Ankō Itosu

 



Dans l’île d’Okinawa, lorsque la mer s’embrase de soleil au matin et que les champs de canne à sucre ondulent comme une mer terrestre, naquit un enfant frêle, discret, mais au regard étonnamment attentif. Son nom : Ankō Itosu.
Il n’était pas destiné aux armes, ni aux batailles, ni aux grandes charges des samouraïs. Sa force était ailleurs : dans le silence, dans la patience, dans l’art d’observer.
On raconte que le jeune Itosu, timide et petit de taille, subissait parfois les railleries des autres garçons du village. Mais il ne se révoltait pas. Chaque blessure intérieure se transformait en un feu secret, une volonté de se dépasser. Le soir, quand les autres dormaient, lui s’entraînait, répétant des gestes appris auprès des maîtres, cherchant à comprendre comment un corps fragile pouvait devenir inébranlable.
Il s’attacha d’abord au légendaire Matsumura Sōkon, gardien des rois de Ryūkyū, dont l’aura imposante impressionnait tous les élèves. Matsumura maniait le karaté comme une tempête contrôlée, une combinaison de sagesse chinoise et d’efficacité guerrière. Itosu, lui, était son ombre silencieuse. Il copiait, notait mentalement, reproduisait jusqu’à ce que chaque mouvement devienne son souffle même.
Les années passèrent. Le garçon devint homme, et l’homme devint maître. Mais Itosu n’était pas un guerrier rugissant. Il restait discret, humble, presque effacé. On l’appelait parfois « le chat », car il se déplaçait sans bruit, toujours calme, mais prêt à bondir. Ses poings étaient de fer, dit-on, capables de briser des troncs de bambou, mais son cœur demeurait doux.

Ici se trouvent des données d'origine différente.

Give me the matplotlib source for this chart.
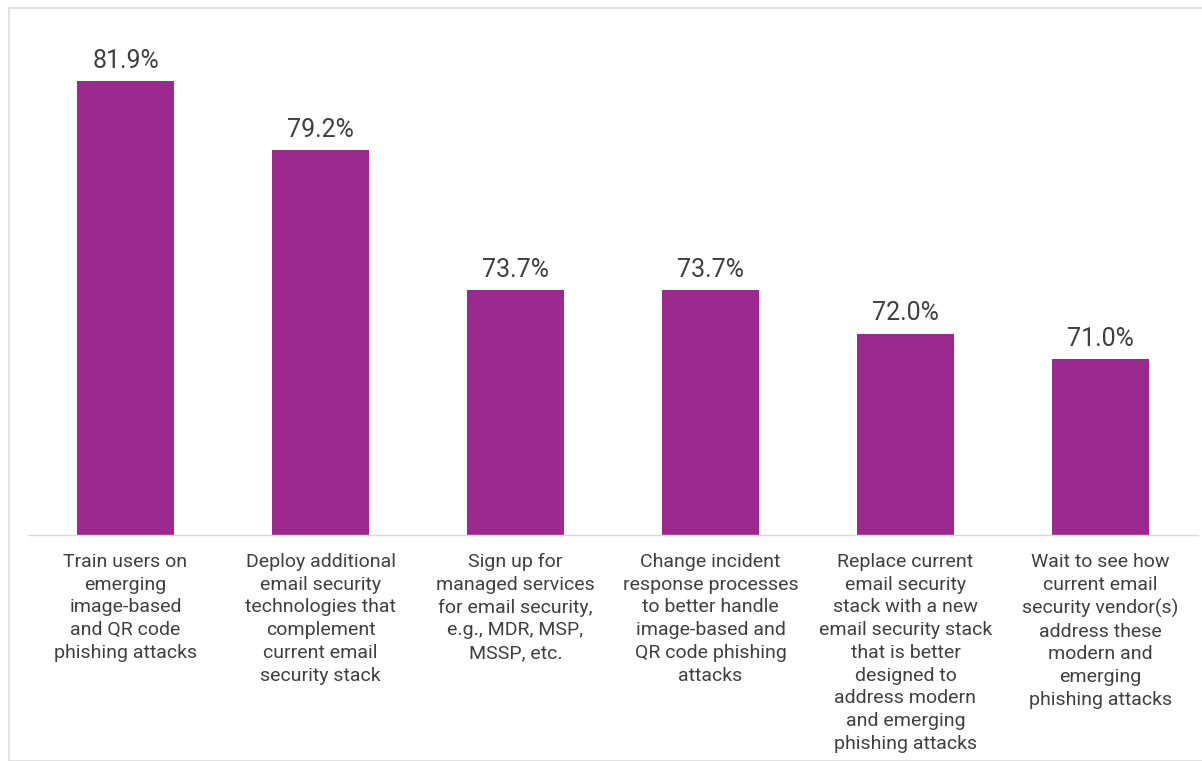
import matplotlib
matplotlib.use("Agg")
import matplotlib.pyplot as plt
from matplotlib.patches import Rectangle

categories = [
    "Train users on\nemerging\nimage-based\nand QR code\nphishing attacks",
    "Deploy additional\nemail security\ntechnologies that\ncomplement\ncurrent email\nsecurity stack",
    "Sign up for\nmanaged services\nfor email security,\ne.g., MDR, MSP,\nMSSP, etc.",
    "Change incident\nresponse processes\nto better handle\nimage-based and\nQR code phishing\nattacks",
    "Replace current\nemail security\nstack with a new\nemail security stack\nthat is better\ndesigned to\naddress modern\nand emerging\nphishing attacks",
    "Wait to see how\ncurrent email\nsecurity vendor(s)\naddress these\nmodern and\nemerging\nphishing attacks",
]
values = [81.9, 79.2, 73.7, 73.7, 72.0, 71.0]
value_labels = ["81.9%", "79.2%", "73.7%", "73.7%", "72.0%", "71.0%"]

BAR = "#9C2A8E"
TXT = "#404040"
plt.rcParams['font.family'] = ['Roboto', 'DejaVu Sans']

W, H = 1202, 761
fig = plt.figure(figsize=(W/100, H/100), dpi=100)
fig.patches.append(Rectangle((9/W, 0), 1.2, (H-8)/H, transform=fig.transFigure,
                             fill=False, edgecolor="#DDDDDD", linewidth=1.2))

ax = fig.add_axes([28/W, (H-535)/H, 1170/W, 527/H])
x = list(range(len(values)))
ymin = 64.1
ax.bar(x, [v - ymin for v in values], bottom=ymin, width=0.5, color=BAR)
ax.set_xlim(-0.5, len(values) - 0.5)
ax.set_ylim(ymin, ymin + 527/25.5)
for xi, v, lab in zip(x, values, value_labels):
    ax.annotate(lab, (xi, v), xytext=(0, 6), textcoords="offset points",
                ha="center", va="bottom", fontsize=18, color=TXT)
ax.set_xticks(x)
ax.set_xticklabels(categories, fontsize=14, color=TXT, linespacing=1.335)
ax.tick_params(axis="x", length=0, pad=13)
ax.set_yticks([])
for s in ["top", "right", "left"]:
    ax.spines[s].set_visible(False)
ax.spines["bottom"].set_color("#D9D9D9")
ax.spines["bottom"].set_linewidth(1.0)

fig.savefig("out.png", dpi=100)
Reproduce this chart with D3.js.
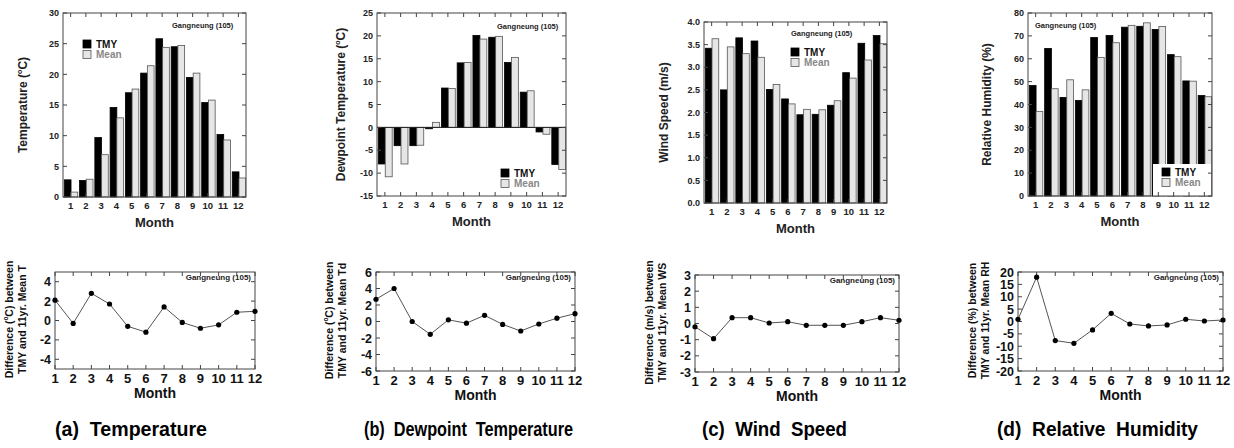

Un soir, alors qu’il méditait dans son jardin, il comprit ce que serait sa mission : transmettre. Non pas garder jalousement l’art du karaté comme un trésor secret, mais l’offrir à la jeunesse d’Okinawa. À quoi serviraient des techniques mortelles si elles mouraient avec lui ? Mieux valait les adapter, les polir, les rendre accessibles, comme on taille une pierre brute pour en faire un joyau.
C’est ainsi qu’il créa les katas Pinan, une série de formes simples, fluides, destinées aux écoliers. Derrière leur simplicité apparente, il avait caché l’essence des techniques ancestrales. Les enfants apprenaient des gestes clairs, mais chaque mouvement contenait des clés invisibles, que seuls les initiés sauraient un jour déchiffrer. Itosu bâtissait une passerelle entre le passé et l’avenir.
On le voyait chaque matin marcher d’un pas tranquille vers l’école, ses cheveux blancs coiffés soigneusement, ses mains larges mais paisibles posées derrière son dos. Les élèves le craignaient un peu, mais ils sentaient dans ses yeux la bonté d’un grand-père. Lorsqu’il enseignait, sa voix ne portait pas comme un tonnerre, elle glissait doucement, comme une pluie fine qui pénètre la terre.
Ses contemporains l’appelaient « le père du karaté moderne ». Mais lui ne se considérait jamais comme un père : seulement comme un serviteur d’un art plus grand que lui.
Le soir, après les cours, il écrivait. Dans une lettre restée célèbre, il affirmait :
« Le karaté n’est pas destiné à provoquer la querelle, mais à forger le corps, à discipliner l’esprit, à protéger les faibles. »
C’était toute sa vie en une phrase.
Dans ses dernières années, il marchait plus lentement, mais ses yeux restaient vifs. Il regardait les jeunes s’exercer sur les places et dans les dojos. Peut-être voyait-il déjà, dans l’ombre des bambous, des générations futures, des continents entiers découvrant un jour l’art d’Okinawa. Il souriait alors, discret, comme un chat au soleil.
Quand il s’éteignit, ce fut sans bruit, à l’image de sa vie. Mais son souffle n’avait pas disparu : il s’était transmis dans les katas, dans les corps, dans la mémoire.
Aujourd’hui encore, chaque karatéka qui pratique un Pinan fait revivre l’homme au regard doux et aux poings de fer.
Itosu n’a pas seulement enseigné des techniques : il a offert une philosophie, une voie, un héritage précieux.